If you want to push the analogy even further, AWS Lambda actually has two ceilings, you can think of them as the main ceiling and an attic. The first, main, ceiling is for your initial round of traffic and the second, the attic, is for scaling additional functions upwards until the final limit is reached.

At that point, your options are either to reduce the number of events or increase the height of the ceiling (i.e. buy more concurrency).

Default concurrency limits vary by region

As is par for the course with AWS, default concurrency limits vary by region. Currently, limits for the initial burst are as follows:

3000 – US West (Oregon), US East (N. Virginia), Europe (Ireland).

1000 – Asia Pacific (Tokyo), Europe (Frankfurt).

500 – Other Regions.

Those huge differentials underline the importance of choosing the best region for your needs. For example, even if you work with data from the EU and have to think about GDPR, you would still be able to choose between Ireland and Frankfurt and Ireland gives you much higher concurrency.
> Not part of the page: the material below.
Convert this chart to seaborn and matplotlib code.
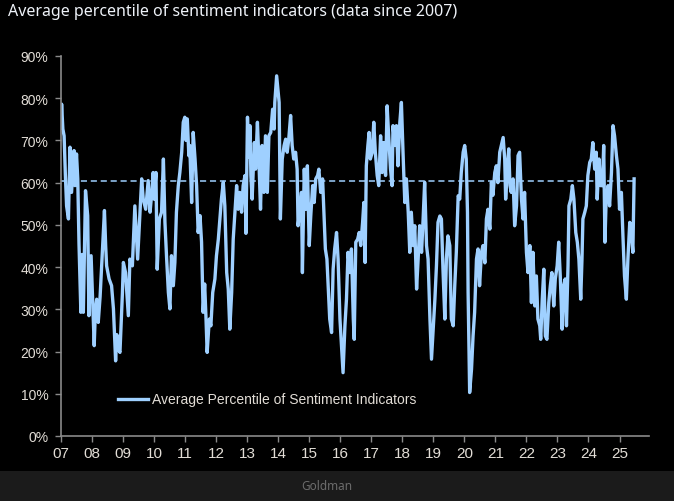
import numpy as np
import pandas as pd
import seaborn as sns
import matplotlib.pyplot as plt
from matplotlib.patches import Rectangle

# average percentile readings (decimal year, %)
years_07_09 = [2007.00, 2007.02, 2007.06, 2007.10, 2007.14, 2007.18, 2007.24, 2007.29, 2007.34, 2007.42,
               2007.45, 2007.50, 2007.54, 2007.58, 2007.64, 2007.68, 2007.72, 2007.79, 2007.86, 2007.90,
               2007.97, 2008.01, 2008.07, 2008.11, 2008.15, 2008.20, 2008.26, 2008.31, 2008.40, 2008.44,
               2008.47, 2008.55, 2008.63, 2008.69, 2008.76, 2008.80, 2008.85, 2008.90, 2008.98, 2009.01,
               2009.08, 2009.13, 2009.17, 2009.22, 2009.30, 2009.38, 2009.47, 2009.54, 2009.60, 2009.65,
               2009.73, 2009.81, 2009.87, 2009.93, 2009.97]
pct_07_09 = [73.0, 78.6, 72.7, 71.1, 62.0, 54.5, 51.4, 68.4, 57.7, 67.6,
             59.3, 66.8, 60.9, 45.5, 29.3, 43.0, 29.3, 58.1, 52.2, 28.5,
             42.7, 34.0, 21.4, 30.0, 32.4, 26.9, 33.0, 40.3, 53.4, 45.0,
             40.3, 37.2, 35.6, 30.1, 17.8, 24.0, 20.6, 19.8, 34.0, 41.1,
             38.7, 33.0, 28.5, 41.9, 40.3, 54.5, 41.9, 52.2, 60.9, 56.1,
             53.7, 60.5, 53.0, 58.0, 62.4]

years_10_12 = [2010.00, 2010.06, 2010.10, 2010.17, 2010.24, 2010.30, 2010.35, 2010.40, 2010.46, 2010.51,
               2010.56, 2010.62, 2010.67, 2010.72, 2010.78, 2010.83, 2010.89, 2010.94, 2010.99, 2011.03,
               2011.07, 2011.12, 2011.15, 2011.21, 2011.26, 2011.32, 2011.37, 2011.42, 2011.48, 2011.53,
               2011.58, 2011.63, 2011.67, 2011.71, 2011.78, 2011.83, 2011.89, 2011.96, 2012.01, 2012.07,
               2012.12, 2012.17, 2012.23, 2012.28, 2012.34, 2012.39, 2012.44, 2012.50, 2012.55, 2012.60,
               2012.66, 2012.71, 2012.76, 2012.82, 2012.87, 2012.93, 2012.96]
pct_10_12 = [56.1, 62.4, 39.5, 51.4, 53.0, 65.6, 50.6, 42.7, 34.0, 30.1,
             42.7, 35.6, 41.1, 53.0, 59.3, 62.4, 67.2, 74.3, 75.5, 70.0,
             75.1, 66.4, 68.8, 55.3, 71.9, 65.6, 59.3, 48.2, 52.2, 45.9,
             29.3, 36.0, 28.5, 19.8, 27.7, 26.1, 34.0, 37.2, 42.7, 46.6,
             51.4, 56.1, 60.1, 54.5, 38.7, 34.8, 25.3, 34.0, 46.6, 52.2,
             59.3, 53.7, 57.7, 53.0, 59.3, 61.7, 48.0]

years_13_15 = [2013.01, 2013.05, 2013.09, 2013.12, 2013.16, 2013.23, 2013.27, 2013.33, 2013.38, 2013.43,
               2013.48, 2013.54, 2013.59, 2013.65, 2013.70, 2013.76, 2013.82, 2013.87, 2013.89, 2013.95,
               2014.00, 2014.03, 2014.07, 2014.13, 2014.19, 2014.24, 2014.29, 2014.34, 2014.40, 2014.45,
               2014.50, 2014.56, 2014.61, 2014.64, 2014.70, 2014.75, 2014.78, 2014.84, 2014.89, 2014.94,
               2015.00, 2015.05, 2015.11, 2015.16, 2015.21, 2015.27, 2015.31, 2015.37, 2015.43, 2015.48,
               2015.52, 2015.57, 2015.61, 2015.66, 2015.72, 2015.77, 2015.82, 2015.88, 2015.93, 2015.99,
               2016.04, 2016.09]
pct_13_15 = [75.5, 66.0, 73.5, 61.7, 56.1, 69.5, 63.2, 74.3, 64.8, 53.7,
             68.8, 57.7, 71.1, 57.7, 71.1, 71.9, 77.4, 72.7, 79.0, 85.3,
             81.4, 79.0, 51.4, 65.6, 68.8, 70.3, 67.2, 70.3, 75.9, 68.8,
             65.6, 67.2, 63.2, 49.8, 53.7, 57.7, 38.7, 63.2, 53.7, 64.0,
             45.1, 52.2, 59.3, 55.3, 60.9, 61.7, 63.2, 57.7, 60.9, 51.4,
             44.3, 41.9, 35.6, 27.7, 24.5, 39.5, 44.3, 48.2, 41.9, 27.7,
             21.4, 15.0]

years_16_18 = [2016.15, 2016.20, 2016.25, 2016.31, 2016.36, 2016.42, 2016.45, 2016.50, 2016.56, 2016.61,
               2016.66, 2016.72, 2016.76, 2016.80, 2016.84, 2016.89, 2016.93, 2016.97, 2017.03, 2017.08,
               2017.13, 2017.19, 2017.24, 2017.30, 2017.35, 2017.40, 2017.46, 2017.51, 2017.56, 2017.62,
               2017.67, 2017.70, 2017.76, 2017.81, 2017.86, 2017.92, 2017.97, 2018.03, 2018.08, 2018.13,
               2018.19, 2018.24, 2018.29, 2018.35, 2018.40, 2018.46, 2018.51, 2018.56, 2018.62, 2018.67,
               2018.72, 2018.78, 2018.83, 2018.89, 2018.94, 2018.99, 2019.05, 2019.10, 2019.15]
pct_16_18 = [26.1, 32.4, 43.5, 38.7, 44.3, 27.7, 22.9, 45.9, 46.6, 48.2,
             45.1, 50.6, 55.3, 41.1, 64.0, 68.8, 71.9, 65.6, 67.2, 74.3,
             67.2, 61.7, 59.3, 71.1, 62.4, 69.5, 61.7, 78.2, 71.1, 63.2,
             59.3, 73.5, 68.8, 73.5, 64.0, 74.3, 79.0, 65.6, 55.3, 60.9,
             53.0, 43.5, 53.0, 45.1, 49.8, 34.8, 41.9, 49.8, 43.5, 51.4,
             60.1, 45.1, 41.9, 27.7, 18.2, 24.5, 32.4, 40.3, 50.6]

years_19_21 = [2019.21, 2019.26, 2019.31, 2019.37, 2019.42, 2019.47, 2019.53, 2019.58, 2019.64, 2019.69,
               2019.74, 2019.80, 2019.85, 2019.90, 2019.96, 2020.01, 2020.06, 2020.10, 2020.12, 2020.17,
               2020.23, 2020.28, 2020.33, 2020.39, 2020.44, 2020.49, 2020.55, 2020.60, 2020.66, 2020.71,
               2020.76, 2020.82, 2020.87, 2020.92, 2020.98, 2021.03, 2021.08, 2021.14, 2021.19, 2021.25,
               2021.30, 2021.33, 2021.39, 2021.43, 2021.47, 2021.51, 2021.57, 2021.62, 2021.68, 2021.73,
               2021.78, 2021.84, 2021.89, 2021.94, 2022.00, 2022.05, 2022.11, 2022.16, 2022.21]
pct_19_21 = [52.1, 51.4, 39.5, 27.7, 41.9, 47.4, 45.1, 27.7, 26.1, 35.6,
             43.5, 56.9, 56.1, 62.4, 67.2, 68.8, 65.6, 53.0, 34.0, 10.3,
             15.8, 23.7, 29.3, 41.9, 44.3, 35.6, 43.5, 45.1, 41.0, 51.4,
             53.7, 49.0, 60.1, 57.0, 62.4, 64.0, 60.0, 67.2, 68.8, 70.7,
             65.6, 56.1, 64.0, 68.0, 59.3, 57.7, 60.9, 49.8, 54.5, 66.4,
             67.2, 56.1, 51.4, 57.7, 43.5, 38.7, 45.1, 31.6, 43.5]

years_22_25 = [2022.27, 2022.32, 2022.37, 2022.43, 2022.46, 2022.51, 2022.56, 2022.61, 2022.66, 2022.72,
               2022.77, 2022.82, 2022.88, 2022.93, 2022.99, 2023.04, 2023.09, 2023.15, 2023.20, 2023.25,
               2023.29, 2023.34, 2023.37, 2023.43, 2023.48, 2023.53, 2023.59, 2023.64, 2023.69, 2023.75,
               2023.79, 2023.82, 2023.88, 2023.93, 2023.98, 2024.04, 2024.09, 2024.14, 2024.20, 2024.25,
               2024.28, 2024.34, 2024.39, 2024.45, 2024.49, 2024.53, 2024.57, 2024.63, 2024.68, 2024.74,
               2024.79, 2024.84, 2024.90, 2024.95, 2025.00, 2025.06, 2025.11, 2025.16, 2025.22, 2025.27,
               2025.33, 2025.38, 2025.43, 2025.47]
pct_22_25 = [30.8, 37.9, 27.7, 26.1, 22.9, 32.4, 39.5, 23.7, 22.9, 31.6,
             35.6, 38.7, 30.8, 37.2, 40.3, 45.9, 37.9, 25.3, 35.6, 37.2,
             26.1, 40.3, 54.5, 56.1, 59.3, 56.1, 48.2, 45.9, 41.9, 32.4,
             41.9, 51.4, 53.0, 54.5, 61.7, 64.8, 65.6, 69.5, 63.2, 67.2,
             56.1, 65.6, 59.3, 59.3, 68.8, 45.9, 56.1, 59.3, 54.5, 62.4,
             73.5, 71.1, 66.4, 63.2, 53.7, 57.7, 47.4, 37.9, 32.4, 41.9,
             50.6, 48.2, 43.5, 60.9]

avg_level = 60.5
year_ticks = list(range(2007, 2026))
year_labels = [f"{y % 100:02d}" for y in year_ticks]
pct_ticks = list(range(0, 100, 10))
pct_labels = [f"{p}%" for p in pct_ticks]

df = pd.DataFrame({
    "year": years_07_09 + years_10_12 + years_13_15 + years_16_18 + years_19_21 + years_22_25,
    "pct": pct_07_09 + pct_10_12 + pct_13_15 + pct_16_18 + pct_19_21 + pct_22_25,
})

line_col = "#9fd0ff"
text_col = "#e2ddd6"
axis_col = "#8a8a8a"

plt.rcParams["font.family"] = ["Liberation Sans", "DejaVu Sans"]

fig = plt.figure(figsize=(6.74, 5.02), dpi=100, facecolor="black")
ax = fig.add_axes([61 / 674, 1 - 437 / 502, 588 / 674, 380 / 502])
ax.set_facecolor("black")

# footer strip
fig.patches.append(Rectangle((0, 0), 1, 30 / 502, transform=fig.transFigure,
                             facecolor="#1b1b1b", edgecolor="none", zorder=0))

sns.lineplot(data=df, x="year", y="pct", ax=ax, color=line_col, linewidth=2.4,
             label="Average Percentile of Sentiment Indicators")
ax.hlines(avg_level, df["year"].iloc[0], df["year"].iloc[-1], colors=line_col,
          linestyles=(0, (4, 2.5)), linewidth=1.1)

ax.set_xlim(2007, 2025.95)
ax.set_ylim(0, 90)
ax.set_xticks(year_ticks)
ax.set_xticklabels(year_labels)
ax.set_yticks(pct_ticks)
ax.set_yticklabels(pct_labels)
ax.set_xlabel("")
ax.set_ylabel("")
ax.tick_params(axis="x", colors=axis_col, labelcolor=text_col, labelsize=11, length=4, width=1, pad=3)
ax.tick_params(axis="y", colors=axis_col, labelcolor=text_col, labelsize=10, length=4, width=1, pad=5)
for side in ["top", "right"]:
    ax.spines[side].set_visible(False)
for side in ["left", "bottom"]:
    ax.spines[side].set_color(axis_col)
    ax.spines[side].set_linewidth(1.2)

leg = ax.legend(loc="lower left", bbox_to_anchor=(0.075, 0.045), frameon=False,
                fontsize=10, handlelength=2.2, handletextpad=0.3)
for t in leg.get_texts():
    t.set_color(text_col)

fig.text(8 / 674, 1 - 12 / 502, "Average percentile of sentiment indicators (data since 2007)",
         color="#eef2f8", fontsize=11.5, va="center", ha="left",
         family=["Noto Sans", "DejaVu Sans"], fontstretch="condensed")
fig.text(327 / 674, 1 - 487 / 502, "Goldman", color="#6c6c6c", fontsize=8.5,
         ha="center", va="center", family=["Noto Sans", "DejaVu Sans"])

fig.savefig("out.png", dpi=100, facecolor=fig.get_facecolor())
From this initial ceiling, your function can continue to scale at a maximum of 500 instances each minute until it reaches the default regional concurrency limit, which starts at 1000 instances.

A brief walkthrough of AWS Lambda scaling in practice

You start your function and as it processes, you begin another and another. AWS Lambda keeps creating new instances until you reach your burstable concurrency limit. In other words, it scales vertically. You keep creating events and AWS Lambda alters its process so that it tries to assign them to existing instances before it creates new ones. This results in linear scaling. 

If you initiate more than 500 events per minute and/or you reach your final concurrency limit, then you will receive a throttling error (429 status code) and your requests will fail. You can, however, raise the concurrency limit (for a price) via the support center. If the reason for the overload is only temporary remember to switch it back when you’re finished and if it’s long-term, remember to update your cost projections accordingly.

Pro-tip, you can use a service called “reserved concurrency” to ensure that designated functions have a pool of concurrency allocated for their sole use. This is different from provisioned concurrency, which we’ll explain later.

AWS Lambda and latency

If your initialization code takes a long time to load, then you are likely to see this reflected in your average and percentile latency. There are two ways to address this. The first is to have a good look at your code and see if it can be improved. In other words, if you can address a problem at its root, then you should probably do so.

If, however, this is not an option or you are satisfied that your code is as good as it can be, then you could use provisioned concurrency. Basically, provisioned concurrency keeps functions initialized and hyper-ready to respond and as you’d expect from AWS Lambda, you only pay for the amount of concurrency that you configure and for the period that it is configured.

You can even take provisioned concurrency to the next level with Application Auto Scaling. This basically allows you to create a policy that adjusts provisioned concurrency levels automatically based on the Lambda utilization metric.